EXERCISE MATERIALS:
- - - - -
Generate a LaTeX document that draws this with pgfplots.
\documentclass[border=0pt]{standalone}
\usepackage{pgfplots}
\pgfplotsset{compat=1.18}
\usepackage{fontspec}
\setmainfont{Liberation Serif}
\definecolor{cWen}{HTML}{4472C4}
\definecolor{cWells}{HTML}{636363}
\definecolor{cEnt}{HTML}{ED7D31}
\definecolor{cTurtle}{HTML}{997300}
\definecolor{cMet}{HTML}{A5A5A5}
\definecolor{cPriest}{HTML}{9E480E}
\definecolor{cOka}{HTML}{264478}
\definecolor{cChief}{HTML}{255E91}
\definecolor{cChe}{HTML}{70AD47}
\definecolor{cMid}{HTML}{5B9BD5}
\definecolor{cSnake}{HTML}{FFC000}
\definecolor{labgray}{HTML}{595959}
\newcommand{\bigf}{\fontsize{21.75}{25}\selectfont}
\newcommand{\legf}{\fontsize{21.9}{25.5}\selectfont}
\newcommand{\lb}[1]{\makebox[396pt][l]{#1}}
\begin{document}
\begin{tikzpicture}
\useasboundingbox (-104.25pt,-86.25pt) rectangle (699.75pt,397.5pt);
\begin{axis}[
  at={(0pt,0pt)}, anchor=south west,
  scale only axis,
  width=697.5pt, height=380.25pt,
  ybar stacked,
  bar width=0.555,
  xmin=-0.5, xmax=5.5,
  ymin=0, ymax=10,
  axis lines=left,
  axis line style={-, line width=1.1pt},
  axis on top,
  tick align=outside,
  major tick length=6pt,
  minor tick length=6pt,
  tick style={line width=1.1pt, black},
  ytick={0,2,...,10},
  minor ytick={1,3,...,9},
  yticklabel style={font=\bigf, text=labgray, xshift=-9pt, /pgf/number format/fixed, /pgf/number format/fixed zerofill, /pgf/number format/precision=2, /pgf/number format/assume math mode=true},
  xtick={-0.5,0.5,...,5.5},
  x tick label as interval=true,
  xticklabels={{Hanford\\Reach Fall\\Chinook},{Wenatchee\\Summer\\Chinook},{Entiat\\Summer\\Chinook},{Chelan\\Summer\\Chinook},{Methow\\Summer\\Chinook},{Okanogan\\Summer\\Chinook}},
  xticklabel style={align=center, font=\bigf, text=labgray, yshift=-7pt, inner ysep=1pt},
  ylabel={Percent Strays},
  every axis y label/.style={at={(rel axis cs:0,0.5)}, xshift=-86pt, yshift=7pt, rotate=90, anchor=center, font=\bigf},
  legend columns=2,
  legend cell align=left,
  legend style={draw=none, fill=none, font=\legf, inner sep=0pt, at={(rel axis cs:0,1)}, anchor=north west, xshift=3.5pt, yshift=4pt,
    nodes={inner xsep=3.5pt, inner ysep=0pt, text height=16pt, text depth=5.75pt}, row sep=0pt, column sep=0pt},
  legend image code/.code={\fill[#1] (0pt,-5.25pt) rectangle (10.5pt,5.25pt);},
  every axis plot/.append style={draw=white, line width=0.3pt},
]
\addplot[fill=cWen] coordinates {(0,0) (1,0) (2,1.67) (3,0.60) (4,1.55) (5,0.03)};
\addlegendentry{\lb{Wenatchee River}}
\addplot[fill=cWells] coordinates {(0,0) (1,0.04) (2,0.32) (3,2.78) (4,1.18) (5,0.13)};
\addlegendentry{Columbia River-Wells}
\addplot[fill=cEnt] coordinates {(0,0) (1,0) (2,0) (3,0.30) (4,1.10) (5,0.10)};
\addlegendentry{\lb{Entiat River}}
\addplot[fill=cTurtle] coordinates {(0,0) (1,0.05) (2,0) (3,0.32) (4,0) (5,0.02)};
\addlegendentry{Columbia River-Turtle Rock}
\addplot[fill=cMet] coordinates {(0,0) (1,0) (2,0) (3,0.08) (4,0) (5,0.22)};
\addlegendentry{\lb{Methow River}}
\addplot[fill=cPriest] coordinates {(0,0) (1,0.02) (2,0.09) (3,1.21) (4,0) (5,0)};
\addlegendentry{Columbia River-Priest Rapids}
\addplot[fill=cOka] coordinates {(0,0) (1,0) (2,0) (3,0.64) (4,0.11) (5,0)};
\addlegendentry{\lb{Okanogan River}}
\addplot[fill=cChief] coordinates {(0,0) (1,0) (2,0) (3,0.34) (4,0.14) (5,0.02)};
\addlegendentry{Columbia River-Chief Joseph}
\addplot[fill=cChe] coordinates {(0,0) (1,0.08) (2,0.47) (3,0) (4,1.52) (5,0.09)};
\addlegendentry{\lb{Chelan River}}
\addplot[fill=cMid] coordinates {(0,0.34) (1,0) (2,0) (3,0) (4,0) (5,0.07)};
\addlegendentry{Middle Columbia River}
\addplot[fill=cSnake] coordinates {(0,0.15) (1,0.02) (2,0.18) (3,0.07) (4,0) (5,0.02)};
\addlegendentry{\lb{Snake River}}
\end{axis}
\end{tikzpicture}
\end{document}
- - - - -
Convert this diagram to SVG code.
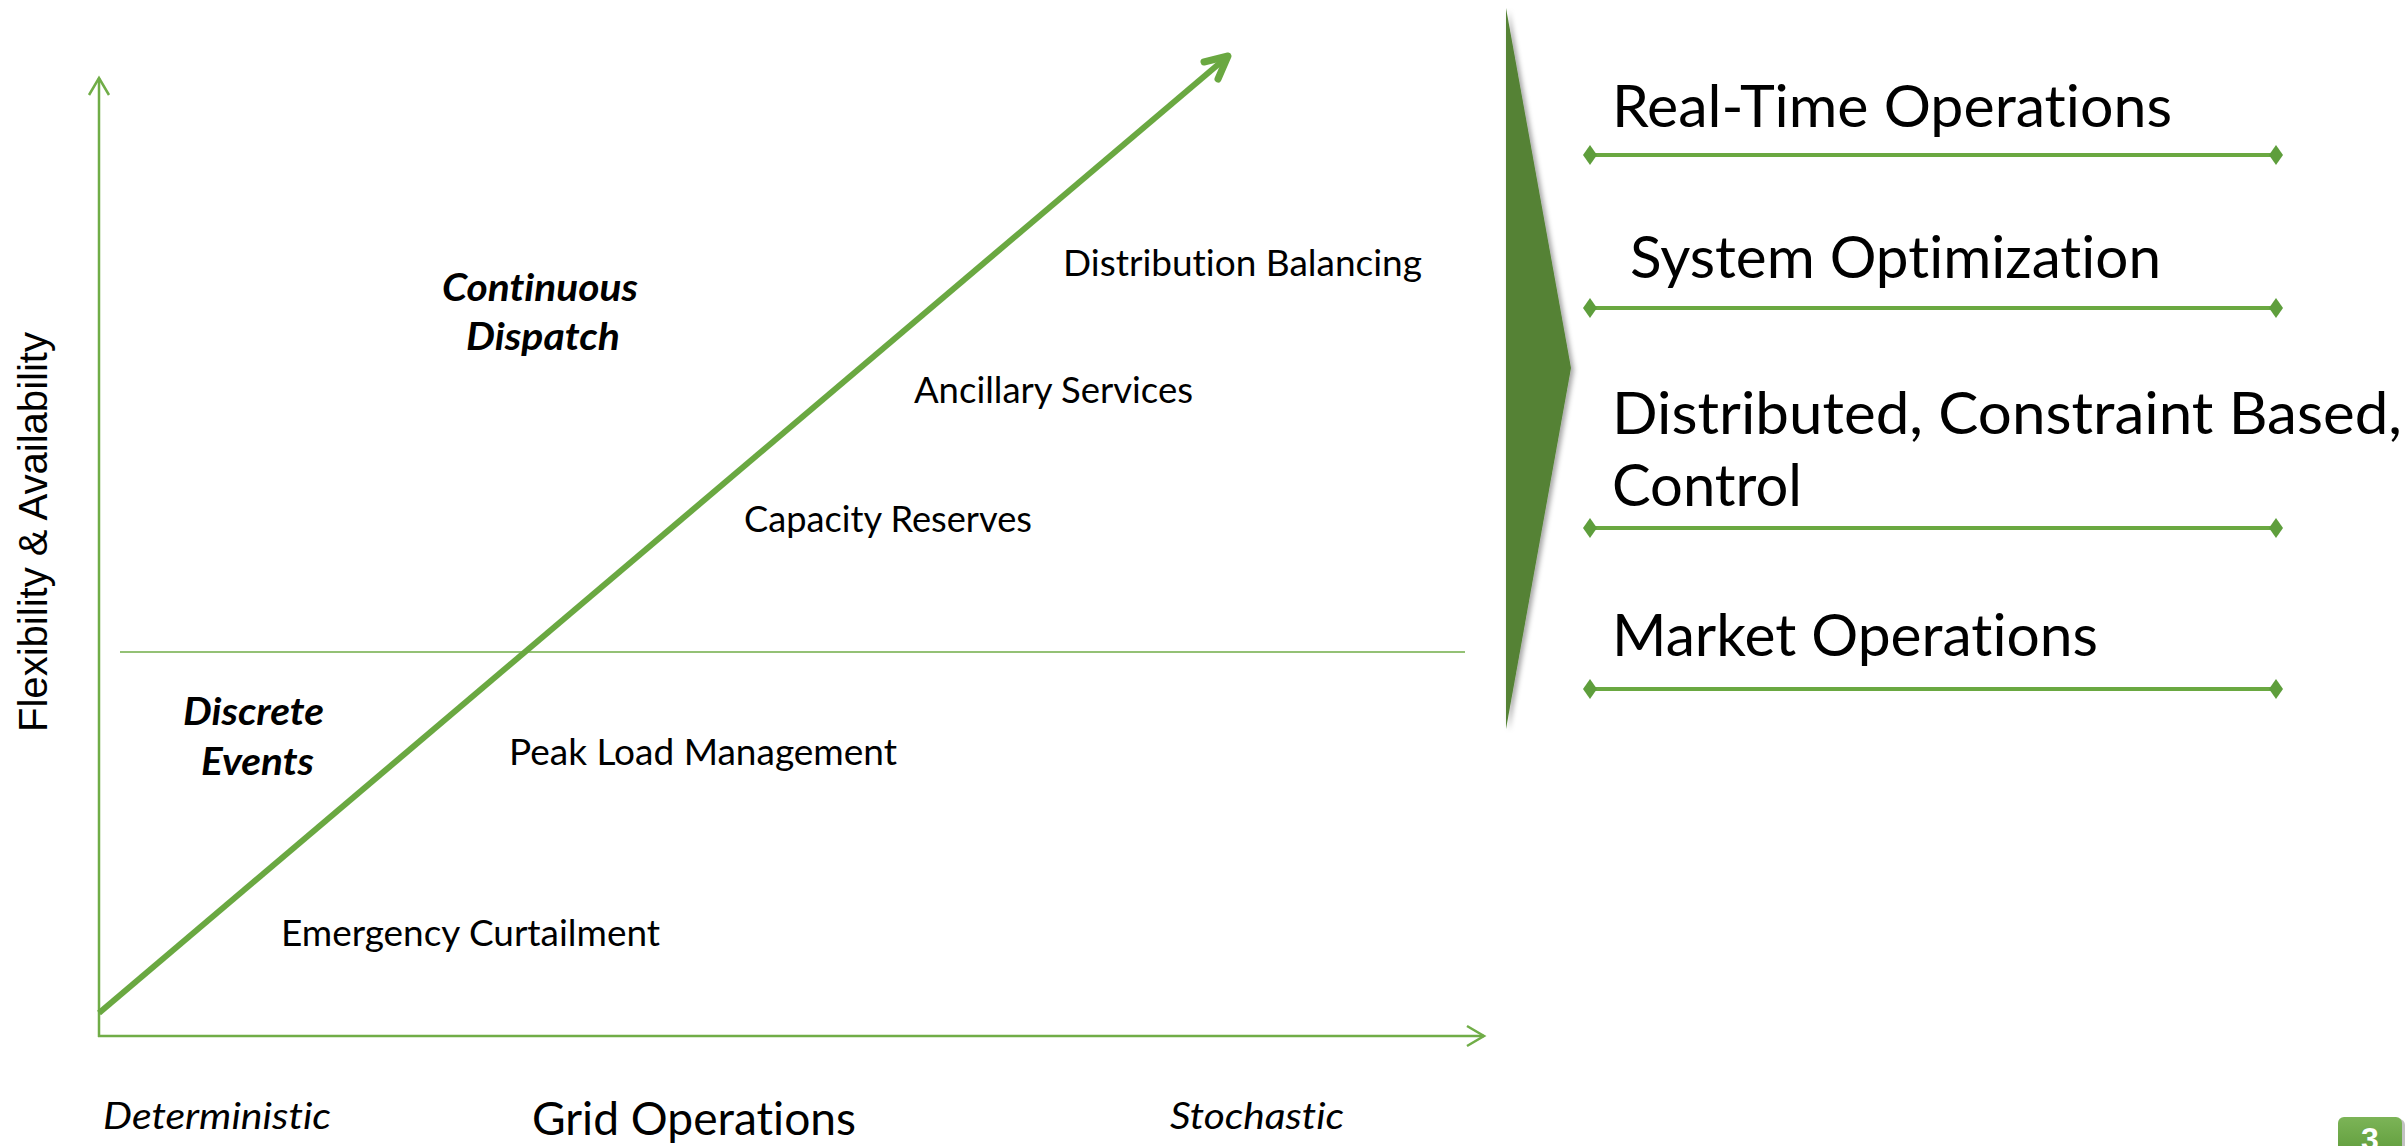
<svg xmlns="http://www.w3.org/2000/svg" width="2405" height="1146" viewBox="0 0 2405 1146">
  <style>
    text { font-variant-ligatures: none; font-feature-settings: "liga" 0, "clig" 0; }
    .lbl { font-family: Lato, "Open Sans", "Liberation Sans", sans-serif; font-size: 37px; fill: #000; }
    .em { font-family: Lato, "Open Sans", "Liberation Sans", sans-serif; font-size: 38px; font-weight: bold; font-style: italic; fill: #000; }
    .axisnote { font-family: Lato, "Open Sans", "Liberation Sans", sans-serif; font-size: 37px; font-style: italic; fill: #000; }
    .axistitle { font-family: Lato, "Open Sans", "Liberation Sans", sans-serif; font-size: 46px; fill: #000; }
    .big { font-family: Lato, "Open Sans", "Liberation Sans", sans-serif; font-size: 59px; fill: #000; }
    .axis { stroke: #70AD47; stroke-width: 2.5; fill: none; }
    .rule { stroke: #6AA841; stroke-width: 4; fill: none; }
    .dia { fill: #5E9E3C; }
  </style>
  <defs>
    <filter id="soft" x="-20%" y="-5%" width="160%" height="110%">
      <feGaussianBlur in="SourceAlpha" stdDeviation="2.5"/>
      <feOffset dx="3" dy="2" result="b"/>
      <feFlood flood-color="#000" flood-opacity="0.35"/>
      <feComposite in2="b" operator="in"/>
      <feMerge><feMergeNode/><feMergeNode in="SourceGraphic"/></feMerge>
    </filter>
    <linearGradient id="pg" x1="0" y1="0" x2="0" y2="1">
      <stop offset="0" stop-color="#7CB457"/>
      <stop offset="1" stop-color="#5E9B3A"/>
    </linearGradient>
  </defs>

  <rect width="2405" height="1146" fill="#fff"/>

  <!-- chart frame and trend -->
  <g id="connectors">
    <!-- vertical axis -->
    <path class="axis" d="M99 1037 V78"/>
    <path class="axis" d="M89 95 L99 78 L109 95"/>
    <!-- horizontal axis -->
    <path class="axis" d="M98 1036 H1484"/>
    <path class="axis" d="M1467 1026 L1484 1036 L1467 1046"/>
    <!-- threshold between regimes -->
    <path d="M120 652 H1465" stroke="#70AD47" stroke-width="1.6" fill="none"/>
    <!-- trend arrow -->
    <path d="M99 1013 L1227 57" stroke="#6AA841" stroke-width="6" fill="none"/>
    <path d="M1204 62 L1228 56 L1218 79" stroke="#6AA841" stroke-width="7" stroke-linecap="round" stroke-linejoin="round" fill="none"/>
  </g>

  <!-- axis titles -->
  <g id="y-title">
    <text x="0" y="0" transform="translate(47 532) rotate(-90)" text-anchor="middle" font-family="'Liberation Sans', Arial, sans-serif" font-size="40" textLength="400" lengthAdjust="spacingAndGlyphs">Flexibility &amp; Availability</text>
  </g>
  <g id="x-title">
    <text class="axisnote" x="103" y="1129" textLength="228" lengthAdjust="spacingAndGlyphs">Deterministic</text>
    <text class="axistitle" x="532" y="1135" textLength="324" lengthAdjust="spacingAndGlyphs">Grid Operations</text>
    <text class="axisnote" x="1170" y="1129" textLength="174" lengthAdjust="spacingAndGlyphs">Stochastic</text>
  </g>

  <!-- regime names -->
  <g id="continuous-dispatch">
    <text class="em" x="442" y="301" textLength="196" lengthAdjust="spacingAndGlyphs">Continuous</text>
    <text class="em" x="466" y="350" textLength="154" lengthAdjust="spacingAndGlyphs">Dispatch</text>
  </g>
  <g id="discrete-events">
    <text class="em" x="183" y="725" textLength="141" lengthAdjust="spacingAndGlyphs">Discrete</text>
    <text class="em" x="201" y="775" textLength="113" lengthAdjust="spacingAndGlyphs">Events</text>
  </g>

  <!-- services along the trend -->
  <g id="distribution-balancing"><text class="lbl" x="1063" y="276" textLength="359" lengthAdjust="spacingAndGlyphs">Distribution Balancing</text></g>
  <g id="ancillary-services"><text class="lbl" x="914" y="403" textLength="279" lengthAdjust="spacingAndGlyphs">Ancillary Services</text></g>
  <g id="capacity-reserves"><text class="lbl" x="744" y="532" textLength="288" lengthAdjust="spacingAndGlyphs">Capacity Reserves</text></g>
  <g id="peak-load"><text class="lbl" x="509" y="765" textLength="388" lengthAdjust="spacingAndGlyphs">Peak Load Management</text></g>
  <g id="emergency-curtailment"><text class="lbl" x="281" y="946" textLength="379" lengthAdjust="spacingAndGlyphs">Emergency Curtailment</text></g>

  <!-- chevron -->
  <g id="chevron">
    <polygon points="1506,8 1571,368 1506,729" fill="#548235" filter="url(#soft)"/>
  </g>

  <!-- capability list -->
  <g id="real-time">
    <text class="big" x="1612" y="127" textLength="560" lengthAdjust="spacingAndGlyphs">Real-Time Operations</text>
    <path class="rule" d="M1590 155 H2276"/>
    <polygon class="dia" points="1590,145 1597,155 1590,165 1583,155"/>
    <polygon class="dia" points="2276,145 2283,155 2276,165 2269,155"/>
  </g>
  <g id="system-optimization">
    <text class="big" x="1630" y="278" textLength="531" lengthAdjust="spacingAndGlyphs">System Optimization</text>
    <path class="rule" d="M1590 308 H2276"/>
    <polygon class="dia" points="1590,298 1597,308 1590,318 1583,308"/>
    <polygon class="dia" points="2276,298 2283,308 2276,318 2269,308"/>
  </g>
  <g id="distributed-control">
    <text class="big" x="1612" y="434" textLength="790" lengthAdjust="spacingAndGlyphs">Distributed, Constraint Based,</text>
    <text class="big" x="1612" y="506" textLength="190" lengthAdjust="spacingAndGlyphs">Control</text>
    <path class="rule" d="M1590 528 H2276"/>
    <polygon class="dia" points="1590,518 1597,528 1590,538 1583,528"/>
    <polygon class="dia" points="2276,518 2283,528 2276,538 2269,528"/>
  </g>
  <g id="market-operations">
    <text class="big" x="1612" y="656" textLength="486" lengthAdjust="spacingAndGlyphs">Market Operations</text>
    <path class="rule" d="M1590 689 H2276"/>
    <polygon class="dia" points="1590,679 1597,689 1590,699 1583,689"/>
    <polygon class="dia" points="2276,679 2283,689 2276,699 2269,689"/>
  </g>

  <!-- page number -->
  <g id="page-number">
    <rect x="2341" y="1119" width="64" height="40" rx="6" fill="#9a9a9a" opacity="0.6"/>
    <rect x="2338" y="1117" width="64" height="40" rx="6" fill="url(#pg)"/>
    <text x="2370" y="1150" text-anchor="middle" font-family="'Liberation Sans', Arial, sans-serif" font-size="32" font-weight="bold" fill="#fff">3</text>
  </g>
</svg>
- - - - -
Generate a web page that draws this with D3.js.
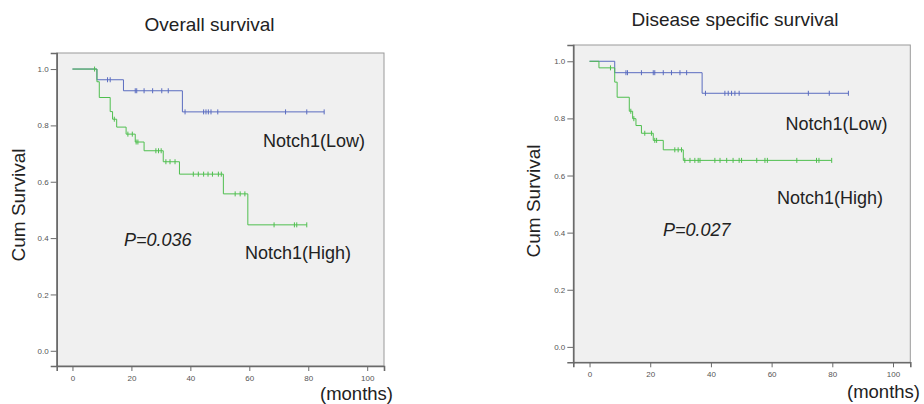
- - - - -
OBJECTIVE: Of the lines above, copy each that contains "page".

TASK SOLUTION:
  <!-- page number -->
  <g id="page-number">
Generate a web page that draws this with D3.js.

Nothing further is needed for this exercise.